Records with drawing code
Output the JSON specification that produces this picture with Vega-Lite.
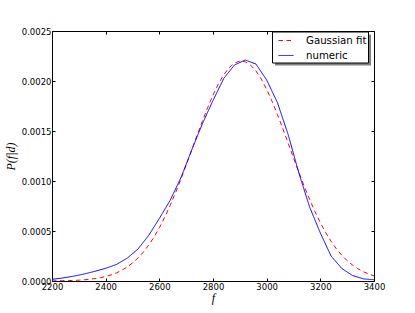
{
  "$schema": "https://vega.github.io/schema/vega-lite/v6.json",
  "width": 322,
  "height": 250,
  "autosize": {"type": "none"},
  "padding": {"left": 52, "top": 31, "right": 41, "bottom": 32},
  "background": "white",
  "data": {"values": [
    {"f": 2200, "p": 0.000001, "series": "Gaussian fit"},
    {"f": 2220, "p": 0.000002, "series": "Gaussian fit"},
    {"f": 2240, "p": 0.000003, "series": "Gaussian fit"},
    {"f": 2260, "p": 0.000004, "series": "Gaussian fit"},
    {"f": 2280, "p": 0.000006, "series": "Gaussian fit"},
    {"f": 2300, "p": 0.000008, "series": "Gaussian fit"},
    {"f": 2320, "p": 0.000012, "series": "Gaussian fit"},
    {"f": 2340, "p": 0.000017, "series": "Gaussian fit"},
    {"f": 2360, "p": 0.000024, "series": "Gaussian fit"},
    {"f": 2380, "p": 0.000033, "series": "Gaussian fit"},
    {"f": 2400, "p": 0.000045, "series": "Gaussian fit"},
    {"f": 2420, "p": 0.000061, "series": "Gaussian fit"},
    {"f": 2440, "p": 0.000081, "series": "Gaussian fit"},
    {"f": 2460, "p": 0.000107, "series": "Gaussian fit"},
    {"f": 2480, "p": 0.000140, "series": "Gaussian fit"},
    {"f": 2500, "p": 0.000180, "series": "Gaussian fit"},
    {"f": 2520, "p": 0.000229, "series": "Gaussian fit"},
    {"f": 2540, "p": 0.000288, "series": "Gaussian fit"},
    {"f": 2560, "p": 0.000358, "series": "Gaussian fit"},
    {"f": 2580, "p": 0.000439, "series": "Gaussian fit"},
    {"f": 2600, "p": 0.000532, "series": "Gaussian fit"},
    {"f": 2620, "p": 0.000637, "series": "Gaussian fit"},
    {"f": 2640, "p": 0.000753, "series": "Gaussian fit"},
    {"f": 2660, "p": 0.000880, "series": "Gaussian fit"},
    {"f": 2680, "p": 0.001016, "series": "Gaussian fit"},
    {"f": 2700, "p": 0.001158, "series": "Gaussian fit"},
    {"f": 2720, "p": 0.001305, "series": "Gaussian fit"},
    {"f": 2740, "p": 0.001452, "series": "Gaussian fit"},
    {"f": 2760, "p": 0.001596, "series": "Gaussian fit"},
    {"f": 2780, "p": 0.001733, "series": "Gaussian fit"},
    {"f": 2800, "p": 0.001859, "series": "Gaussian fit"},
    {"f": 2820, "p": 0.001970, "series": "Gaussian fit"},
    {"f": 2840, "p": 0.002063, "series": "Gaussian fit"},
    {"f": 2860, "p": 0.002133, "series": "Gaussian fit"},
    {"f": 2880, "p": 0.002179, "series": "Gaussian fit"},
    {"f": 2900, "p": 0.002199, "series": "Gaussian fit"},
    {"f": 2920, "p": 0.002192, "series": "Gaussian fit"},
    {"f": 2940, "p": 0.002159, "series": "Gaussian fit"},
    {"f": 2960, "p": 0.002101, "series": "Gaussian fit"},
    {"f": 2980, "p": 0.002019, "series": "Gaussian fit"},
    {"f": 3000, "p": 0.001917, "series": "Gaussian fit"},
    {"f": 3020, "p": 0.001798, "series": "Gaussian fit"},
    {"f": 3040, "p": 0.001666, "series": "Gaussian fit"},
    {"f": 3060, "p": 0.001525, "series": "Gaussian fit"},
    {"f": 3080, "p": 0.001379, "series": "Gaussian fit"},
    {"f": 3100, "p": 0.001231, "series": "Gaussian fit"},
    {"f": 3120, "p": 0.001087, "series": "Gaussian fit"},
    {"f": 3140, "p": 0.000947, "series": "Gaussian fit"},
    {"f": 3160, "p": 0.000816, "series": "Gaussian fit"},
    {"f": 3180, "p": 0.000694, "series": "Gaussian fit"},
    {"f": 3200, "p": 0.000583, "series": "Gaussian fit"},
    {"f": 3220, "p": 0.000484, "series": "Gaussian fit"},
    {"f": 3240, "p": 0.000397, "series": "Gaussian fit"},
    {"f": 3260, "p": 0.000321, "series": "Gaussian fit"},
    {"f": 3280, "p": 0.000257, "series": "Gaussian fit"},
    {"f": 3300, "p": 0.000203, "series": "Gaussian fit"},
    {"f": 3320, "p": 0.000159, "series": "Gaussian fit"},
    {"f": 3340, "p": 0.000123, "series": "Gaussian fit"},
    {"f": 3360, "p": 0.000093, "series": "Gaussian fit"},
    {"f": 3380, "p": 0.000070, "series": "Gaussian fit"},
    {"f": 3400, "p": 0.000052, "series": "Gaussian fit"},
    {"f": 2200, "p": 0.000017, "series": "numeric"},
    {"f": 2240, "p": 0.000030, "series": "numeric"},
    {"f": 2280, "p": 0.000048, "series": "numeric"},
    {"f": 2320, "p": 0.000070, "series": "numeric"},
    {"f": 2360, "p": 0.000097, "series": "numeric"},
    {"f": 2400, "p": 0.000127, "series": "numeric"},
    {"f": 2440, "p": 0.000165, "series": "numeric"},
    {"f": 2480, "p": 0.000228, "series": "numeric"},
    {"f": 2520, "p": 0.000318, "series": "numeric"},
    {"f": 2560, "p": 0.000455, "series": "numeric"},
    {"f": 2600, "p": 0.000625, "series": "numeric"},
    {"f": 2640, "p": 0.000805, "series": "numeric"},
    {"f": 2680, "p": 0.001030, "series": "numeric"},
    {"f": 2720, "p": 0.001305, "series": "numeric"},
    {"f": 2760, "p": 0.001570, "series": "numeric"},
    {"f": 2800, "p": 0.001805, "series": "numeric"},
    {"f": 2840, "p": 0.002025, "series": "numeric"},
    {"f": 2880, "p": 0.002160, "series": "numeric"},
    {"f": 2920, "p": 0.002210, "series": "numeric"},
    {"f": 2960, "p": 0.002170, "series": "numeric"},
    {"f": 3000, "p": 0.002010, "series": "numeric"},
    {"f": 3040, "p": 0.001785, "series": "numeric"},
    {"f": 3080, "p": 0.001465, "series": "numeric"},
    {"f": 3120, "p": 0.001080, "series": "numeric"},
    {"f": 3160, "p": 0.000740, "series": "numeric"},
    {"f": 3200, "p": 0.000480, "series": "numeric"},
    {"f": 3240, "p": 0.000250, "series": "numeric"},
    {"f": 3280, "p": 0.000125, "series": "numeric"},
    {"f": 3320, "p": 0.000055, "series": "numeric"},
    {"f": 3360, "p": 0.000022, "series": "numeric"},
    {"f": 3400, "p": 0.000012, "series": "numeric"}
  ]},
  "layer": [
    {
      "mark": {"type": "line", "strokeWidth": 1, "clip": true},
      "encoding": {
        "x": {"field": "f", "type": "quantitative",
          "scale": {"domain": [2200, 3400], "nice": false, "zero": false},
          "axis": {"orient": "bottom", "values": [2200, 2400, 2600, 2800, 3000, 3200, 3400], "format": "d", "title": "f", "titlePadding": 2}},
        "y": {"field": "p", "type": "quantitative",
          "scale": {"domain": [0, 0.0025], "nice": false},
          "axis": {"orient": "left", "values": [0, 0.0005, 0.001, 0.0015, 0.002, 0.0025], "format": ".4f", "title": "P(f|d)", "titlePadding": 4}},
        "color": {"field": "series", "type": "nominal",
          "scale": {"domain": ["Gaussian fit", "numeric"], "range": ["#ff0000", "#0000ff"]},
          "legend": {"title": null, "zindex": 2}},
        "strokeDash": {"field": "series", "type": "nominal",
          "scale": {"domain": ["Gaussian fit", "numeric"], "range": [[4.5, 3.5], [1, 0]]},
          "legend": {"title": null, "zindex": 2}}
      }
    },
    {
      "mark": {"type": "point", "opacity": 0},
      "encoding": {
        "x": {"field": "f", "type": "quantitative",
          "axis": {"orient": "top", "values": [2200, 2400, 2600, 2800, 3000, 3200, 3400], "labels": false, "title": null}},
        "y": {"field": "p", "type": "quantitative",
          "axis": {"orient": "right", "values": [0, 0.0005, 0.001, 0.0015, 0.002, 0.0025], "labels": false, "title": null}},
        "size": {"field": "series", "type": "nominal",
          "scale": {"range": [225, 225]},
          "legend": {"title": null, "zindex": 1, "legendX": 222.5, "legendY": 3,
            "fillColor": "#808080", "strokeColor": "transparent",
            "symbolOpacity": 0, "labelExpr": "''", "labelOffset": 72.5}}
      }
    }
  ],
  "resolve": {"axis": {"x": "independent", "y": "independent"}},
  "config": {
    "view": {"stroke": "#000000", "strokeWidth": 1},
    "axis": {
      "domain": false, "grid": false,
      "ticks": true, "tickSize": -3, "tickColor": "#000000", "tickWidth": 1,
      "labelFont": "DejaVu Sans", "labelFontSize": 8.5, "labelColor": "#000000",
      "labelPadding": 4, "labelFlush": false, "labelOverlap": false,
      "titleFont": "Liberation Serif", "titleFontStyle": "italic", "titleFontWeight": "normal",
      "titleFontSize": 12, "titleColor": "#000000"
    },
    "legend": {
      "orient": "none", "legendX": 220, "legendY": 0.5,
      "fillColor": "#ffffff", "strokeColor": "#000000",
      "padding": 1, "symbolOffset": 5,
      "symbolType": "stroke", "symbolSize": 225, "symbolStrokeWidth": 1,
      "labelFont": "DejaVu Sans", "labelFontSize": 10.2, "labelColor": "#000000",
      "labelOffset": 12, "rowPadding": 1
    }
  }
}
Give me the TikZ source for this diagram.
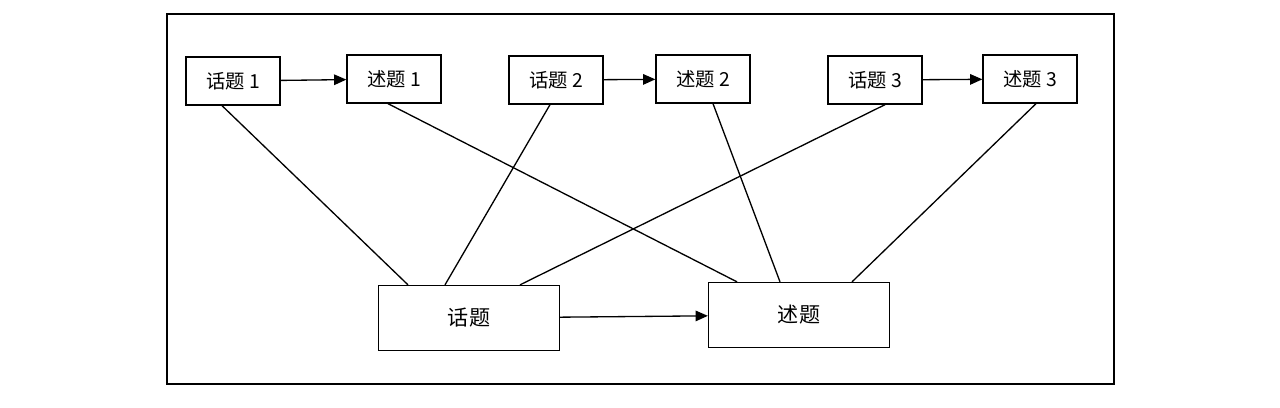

* PROMPT
Pull out each line of the records holding the string "this".

* RESULT
Output the JSON specification that produces this picture with Vega-Lite.
Give me the TikZ source for this diagram.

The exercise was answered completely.